Expert: Paul Klarreich - 7/26/2009

Question
I'm taking CIE A LEVEL MATHEMATICS and this question is in the pure mathematics trigonometry topic. I know part i) but for part ii) I dont know how to find a. i) express 5sinx+ 12cosx in the form Rsin(x + y), where R >0 & 0degree< y <90degree,giving the value of y correct 2 d.p. ii) hence solve the equation 5sin 2a+ 12cos 2a=11, giving all the solutions in the interval 0degree< a <180degree. Please help me with part ii). For part ii) I only found out (sin^-1 (11/13) )= 57.796degree. I dont know how to continue the rest in finding the value of a. Thanks a million

Answer
Questioner: Warm
Country: China
Category: Calculus
Private: No
Subject: Double angle
Question: I'm taking CIE A LEVEL MATHEMATICS and this question is in the pure mathematics trigonometry topic. I know part i) but for part ii) I dont know how to find a. i) express 5sinx+ 12cosx in the form Rsin(x + y), where R >0 & 0degree< y <90degree,giving the value of y correct 2 d.p. ii) hence solve the equation 5sin 2a+ 12cos 2a=11, giving all the solutions in the interval 0degree< a <180degree. Please help me with part ii). For part ii) I only found out (sin^-1 (11/13) )= 57.796degree. I dont know how to continue the rest in finding the value of a.

Thanks a million
........................................
(a thousand will be quite sufficient)

OK, you have:

5 sin 2a + 12 cos 2a = 11

This is a standard 'phase angle' calculation:

5 sin x + 12 cos x = R sin(x + t)  ["t" means theta]

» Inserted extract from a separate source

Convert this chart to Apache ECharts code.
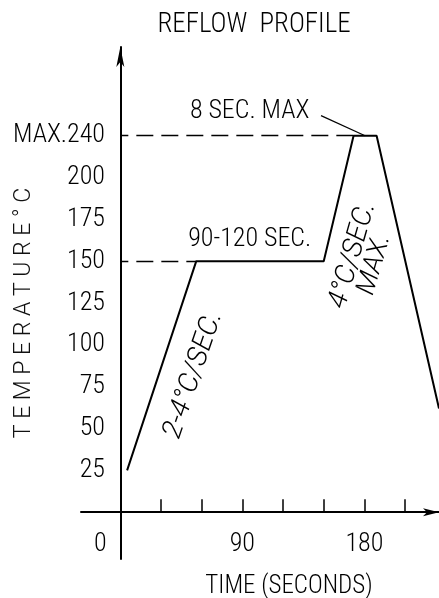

R sin x cos t + R cos x sin t

R cos t = 5
R sin t = 12

Square and add, we get:

R^2 = 169
R = 13

Divide, we get
tan t = 12/5 = 67.38 degrees

t = arctan 12/5, for which you use your calculator.
.............................
Now for your ii):

5sin 2a+ 12cos 2a=11

Rewrite:

13 sin(2a + t) = 11,  where t is as above.

2a + t = arcsin(11/13)

Use the calculator now.

2a + 67.38 = 57.79

2a = - -9.584

a = -4.79

But if you want the solution in the interval 0 < a < 180, then do this:

2a = - -9.584 + 360 = 350.416

a = 175.208